Tear Down This Paywall: The New Yorker Opens Its Archives

Yesterday, in addition to launching a redesign of the New Yorker “Web site” — that’s how they say website in exalted magazine-speak — the famed, august, taste-making institution also threw open the gates to its archives. Well, sort of, and for a limited time:
the New Yorker announced plans to massively overhaul its website and to significantly alter its digital model, at a time when the Guardian and the New York Times are also implementing changes to their online presence. The prestige magazine, owned by Condé Nast, will move to a metered paywall system. It is is also making all of its articles since 2007* available for free for a three-month period, in a bid to entice new subscribers. After that, a limited number of articles will be available for free, before readers are required to subscribe. The current print circulation for the magazine is about 1 million, with 12 million unique visitors to its website.
In a “letter to readers” introducing the new website, the New Yorker joked that “editorial and tech teams have been sardined into a boiler room, subsisting only on stale cheese sandwiches and a rationed supply of tap water” in a bid to get the new site up and running.

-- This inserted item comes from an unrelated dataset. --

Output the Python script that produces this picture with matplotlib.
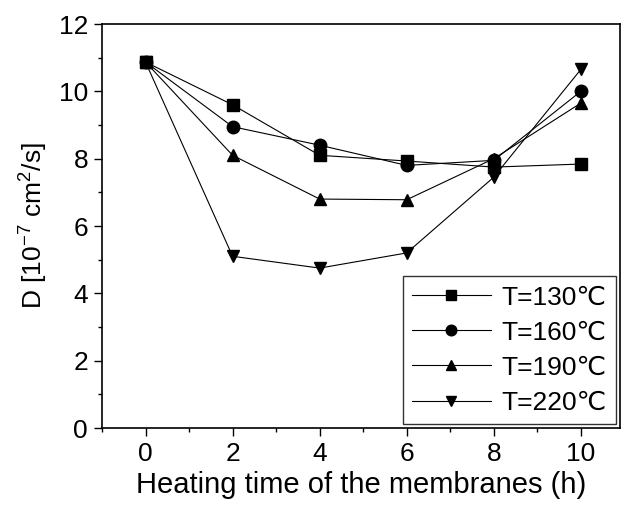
import matplotlib
matplotlib.use("Agg")
import matplotlib.pyplot as plt
from matplotlib.ticker import MultipleLocator

plt.rcParams['font.family'] = ['Liberation Sans', 'DejaVu Sans']
plt.rcParams['mathtext.fontset'] = 'custom'
plt.rcParams['mathtext.rm'] = 'Liberation Sans'
plt.rcParams['mathtext.it'] = 'Liberation Sans'

hours = [0, 2, 4, 6, 8, 10]
d_130 = [10.87, 9.6, 8.1, 7.93, 7.75, 7.84]
d_160 = [10.87, 8.95, 8.4, 7.8, 7.95, 10.0]
d_190 = [10.87, 8.1, 6.8, 6.78, 8.0, 9.65]
d_220 = [10.87, 5.1, 4.75, 5.2, 7.45, 10.65]
labels = ['T=130℃', 'T=160℃', 'T=190℃', 'T=220℃']

fig = plt.figure(figsize=(6.24, 5.07), dpi=100)
ax = fig.add_axes([102/624, 1-428/507, (620-102)/624, (428-24)/507])

for y, m, lab in zip([d_130, d_160, d_190, d_220], ['s', 'o', '^', 'v'], labels):
    ax.plot(hours, y, color='black', lw=0.8, marker=m, markersize=9, label=lab)

ax.set_xlim(-1, 10.9)
ax.set_ylim(0, 12)
ax.xaxis.set_major_locator(MultipleLocator(2))
ax.xaxis.set_minor_locator(MultipleLocator(1))
ax.yaxis.set_major_locator(MultipleLocator(2))
ax.yaxis.set_minor_locator(MultipleLocator(1))
ax.tick_params(which='major', direction='out', length=6, width=1, labelsize=19, pad=4)
ax.tick_params(which='minor', direction='out', length=3, width=1)
for s in ax.spines.values():
    s.set_linewidth(1.2)

ax.set_xlabel('Heating time of the membranes (h)', fontsize=21, labelpad=4)
ax.set_ylabel(r'D [10$^{-7}$ cm$^2$/s]', fontsize=19, labelpad=6)

leg = ax.legend(loc='lower right', fontsize=19, frameon=True, fancybox=False,
                edgecolor='black', handlelength=3.0, borderpad=0.35,
                labelspacing=0.42, handletextpad=0.4, borderaxespad=0.15,
                markerscale=0.85)
leg.get_frame().set_linewidth(1.0)

fig.savefig('out.png', dpi=100)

Gather your rosebuds while ye may! This profile of Janet Yellen from the most recent issue is available in full for free. So are lots of features by two of my favorite contributors, Elif Batuman and Burkhard Bilger, as well as others. Before you know it, the new metered paywall will descend and we’ll all have to figure out whether or how to pay for our fix. My method, as I’ve mentioned, is to subscribe to public radio at the $120/year level and get a subscription as my thank you gift. But everyone has their ways.
* The article originally said the archives went back to 1997, but that was a mistake on their part, and we have both now corrected it.